╔══

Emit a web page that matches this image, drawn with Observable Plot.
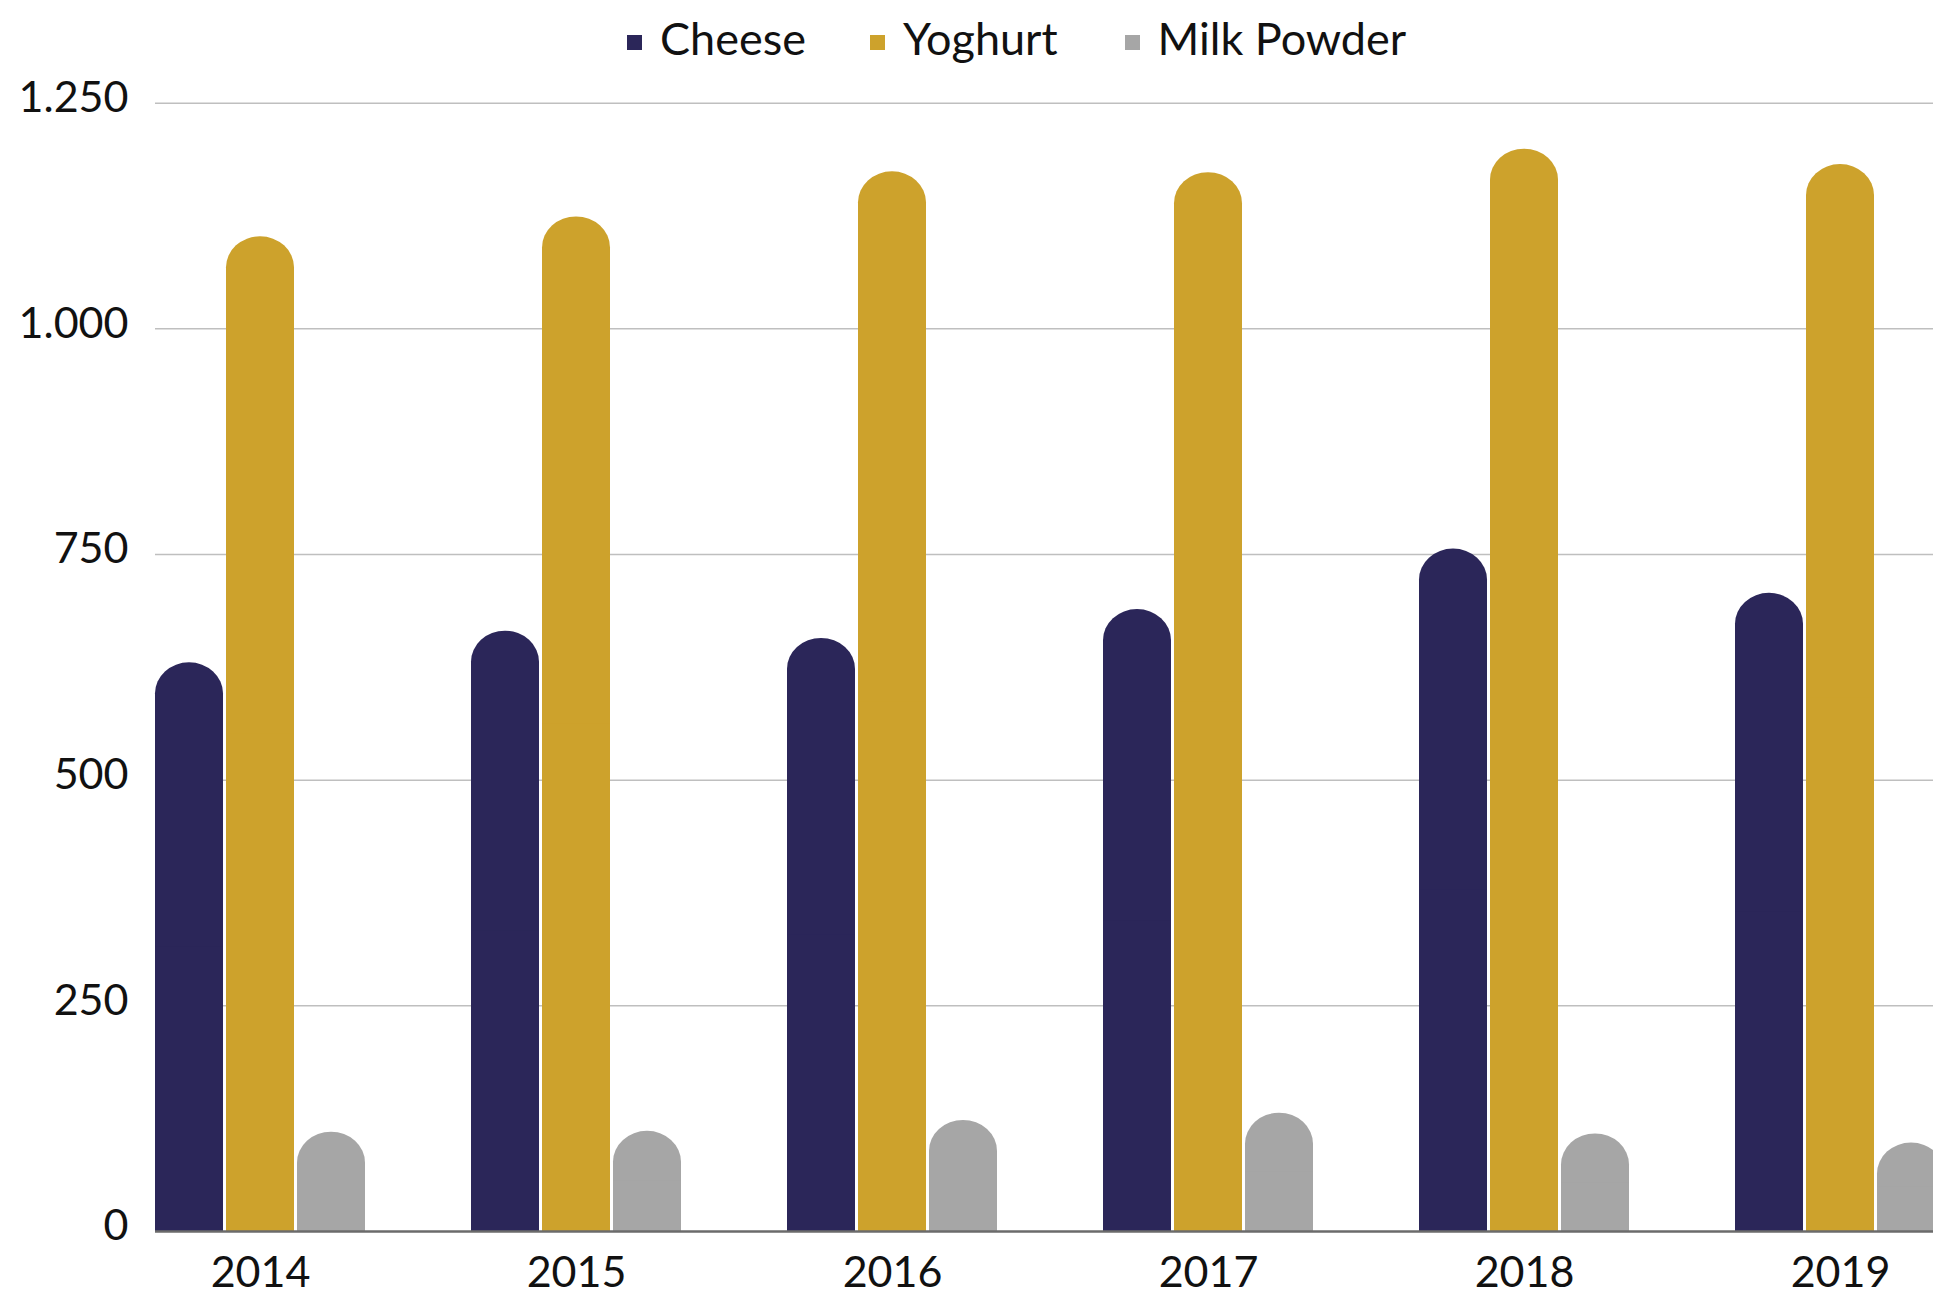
<!DOCTYPE html>
<html>
<head>
<meta charset="utf-8">
<script src="https://cdn.jsdelivr.net/npm/d3@7"></script>
<script src="https://cdn.jsdelivr.net/npm/@observablehq/plot@0.6"></script>
<style>
  html, body { margin: 0; padding: 0; background: #fff; overflow: hidden; }
  body { width: 1933px; height: 1295px; font-family: Lato, "Noto Sans", sans-serif; }
  #legend { height: 56px; padding-top: 20px; display: flex; align-items: center; justify-content: flex-start; padding-left: 627px; box-sizing: border-box; font-size: 45px; color: #111; line-height: 1; }
  .item { display: flex; align-items: center; }
  .item:nth-child(1) { margin-right: 64px; }
  .item:nth-child(2) { margin-right: 67px; }
  .sw { width: 15px; height: 15px; margin-right: 18px; margin-top: 9px; }
  #chart svg { display: block; overflow: hidden; }
</style>
</head>
<body>
<div id="legend"></div>
<div id="chart"></div>
<script>
const years = ["2014", "2015", "2016", "2017", "2018", "2019"];
const series = ["Cheese", "Yoghurt", "Milk Powder"];
const cheese = [630, 665, 657, 689, 756, 707];
const yoghurt = [1102, 1124, 1174, 1173, 1199, 1182];
const milkPowder = [110, 111, 123, 131, 108, 98];
const yTicks = [0, 250, 500, 750, 1000, 1250];
const colors = ["#2b2659", "#cda22c", "#a6a6a6"];

const valuesBySeries = [cheese, yoghurt, milkPowder];
const rows = [];
series.forEach((s, i) => years.forEach((y, j) => rows.push({year: y, series: s, value: valuesBySeries[i][j]})));

const fmt = d3.formatLocale({decimal: ",", thousands: ".", grouping: [3], currency: ["", "€"]}).format(",");

// legend
const legend = document.getElementById("legend");
series.forEach((s, i) => {
  const it = document.createElement("div");
  it.className = "item";
  const sw = document.createElement("span");
  sw.className = "sw";
  sw.style.background = colors[i];
  const t = document.createElement("span");
  t.textContent = s;
  it.appendChild(sw); it.appendChild(t);
  legend.appendChild(it);
});

const LEG = 56;
const W = 1933, H = 1295 - LEG;
const step = 316, bw = 210, gap = 3, barW = (bw - 2 * gap) / 3;
const pInner = 1 - bw / step, pOuter = pInner / 2;
const x0 = 155 - step * pOuter;
const insets = [
  {insetLeft: 0, insetRight: bw - barW},
  {insetLeft: barW + gap, insetRight: barW + gap},
  {insetLeft: bw - barW, insetRight: 0}
];

const barMarks = [];
series.forEach((s, i) => {
  const d = rows.filter(r => r.series === s);
  barMarks.push(Plot.barY(d, {x: "year", y: "value", fill: "series", rx: 34, ry: 31, ...insets[i]}));
  barMarks.push(Plot.barY(d, {x: "year", y1: 0, y2: r => r.value / 2, fill: "series", ...insets[i]}));
});

const chart = Plot.plot({
  width: W,
  height: H,
  marginLeft: 155,
  marginRight: 0,
  marginTop: 102.7 - LEG,
  marginBottom: H - (1231 - LEG),
  style: {fontFamily: "Lato, 'Noto Sans', sans-serif", fontSize: "43px", color: "#111", background: "#fff"},
  x: {domain: years, range: [x0, x0 + step * years.length], paddingInner: pInner, paddingOuter: pOuter, label: null},
  y: {domain: [0, 1250], label: null},
  color: {domain: series, range: colors},
  marks: [
    Plot.ruleY(yTicks.filter(v => v > 0), {stroke: "#bfbfbf", strokeWidth: 1.5}),
    ...barMarks,
    Plot.ruleY([0], {stroke: "#6b6b6b", strokeWidth: 2.5}),
    Plot.axisY({ticks: yTicks, tickFormat: fmt, tickSize: 0, tickPadding: 27, dy: -5, fill: "#111"}),
    Plot.axisX({tickSize: 0, tickPadding: 25, fill: "#111"})
  ]
});
document.getElementById("chart").appendChild(chart);
</script>
</body>
</html>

╚══

What you are asked to do - Copy every line of the data exactly as written, excluding the pictures.

Response to the task -
Emit a web page that matches this image, drawn with Observable Plot.
<!DOCTYPE html>
<html>
<head>
<meta charset="utf-8">
<script src="https://cdn.jsdelivr.net/npm/d3@7"></script>
<script src="https://cdn.jsdelivr.net/npm/@observablehq/plot@0.6"></script>
<style>
  html, body { margin: 0; padding: 0; background: #fff; overflow: hidden; }
  body { width: 1933px; height: 1295px; font-family: Lato, "Noto Sans", sans-serif; }
  #legend { height: 56px; padding-top: 20px; display: flex; align-items: center; justify-content: flex-start; padding-left: 627px; box-sizing: border-box; font-size: 45px; color: #111; line-height: 1; }
  .item { display: flex; align-items: center; }
  .item:nth-child(1) { margin-right: 64px; }
  .item:nth-child(2) { margin-right: 67px; }
  .sw { width: 15px; height: 15px; margin-right: 18px; margin-top: 9px; }
  #chart svg { display: block; overflow: hidden; }
</style>
</head>
<body>
<div id="legend"></div>
<div id="chart"></div>
<script>
const years = ["2014", "2015", "2016", "2017", "2018", "2019"];
const series = ["Cheese", "Yoghurt", "Milk Powder"];
const cheese = [630, 665, 657, 689, 756, 707];
const yoghurt = [1102, 1124, 1174, 1173, 1199, 1182];
const milkPowder = [110, 111, 123, 131, 108, 98];
const yTicks = [0, 250, 500, 750, 1000, 1250];
const colors = ["#2b2659", "#cda22c", "#a6a6a6"];

const valuesBySeries = [cheese, yoghurt, milkPowder];
const rows = [];
series.forEach((s, i) => years.forEach((y, j) => rows.push({year: y, series: s, value: valuesBySeries[i][j]})));

const fmt = d3.formatLocale({decimal: ",", thousands: ".", grouping: [3], currency: ["", "€"]}).format(",");

// legend
const legend = document.getElementById("legend");
series.forEach((s, i) => {
  const it = document.createElement("div");
  it.className = "item";
  const sw = document.createElement("span");
  sw.className = "sw";
  sw.style.background = colors[i];
  const t = document.createElement("span");
  t.textContent = s;
  it.appendChild(sw); it.appendChild(t);
  legend.appendChild(it);
});

const LEG = 56;
const W = 1933, H = 1295 - LEG;
const step = 316, bw = 210, gap = 3, barW = (bw - 2 * gap) / 3;
const pInner = 1 - bw / step, pOuter = pInner / 2;
const x0 = 155 - step * pOuter;
const insets = [
  {insetLeft: 0, insetRight: bw - barW},
  {insetLeft: barW + gap, insetRight: barW + gap},
  {insetLeft: bw - barW, insetRight: 0}
];

const barMarks = [];
series.forEach((s, i) => {
  const d = rows.filter(r => r.series === s);
  barMarks.push(Plot.barY(d, {x: "year", y: "value", fill: "series", rx: 34, ry: 31, ...insets[i]}));
  barMarks.push(Plot.barY(d, {x: "year", y1: 0, y2: r => r.value / 2, fill: "series", ...insets[i]}));
});

const chart = Plot.plot({
  width: W,
  height: H,
  marginLeft: 155,
  marginRight: 0,
  marginTop: 102.7 - LEG,
  marginBottom: H - (1231 - LEG),
  style: {fontFamily: "Lato, 'Noto Sans', sans-serif", fontSize: "43px", color: "#111", background: "#fff"},
  x: {domain: years, range: [x0, x0 + step * years.length], paddingInner: pInner, paddingOuter: pOuter, label: null},
  y: {domain: [0, 1250], label: null},
  color: {domain: series, range: colors},
  marks: [
    Plot.ruleY(yTicks.filter(v => v > 0), {stroke: "#bfbfbf", strokeWidth: 1.5}),
    ...barMarks,
    Plot.ruleY([0], {stroke: "#6b6b6b", strokeWidth: 2.5}),
    Plot.axisY({ticks: yTicks, tickFormat: fmt, tickSize: 0, tickPadding: 27, dy: -5, fill: "#111"}),
    Plot.axisX({tickSize: 0, tickPadding: 25, fill: "#111"})
  ]
});
document.getElementById("chart").appendChild(chart);
</script>
</body>
</html>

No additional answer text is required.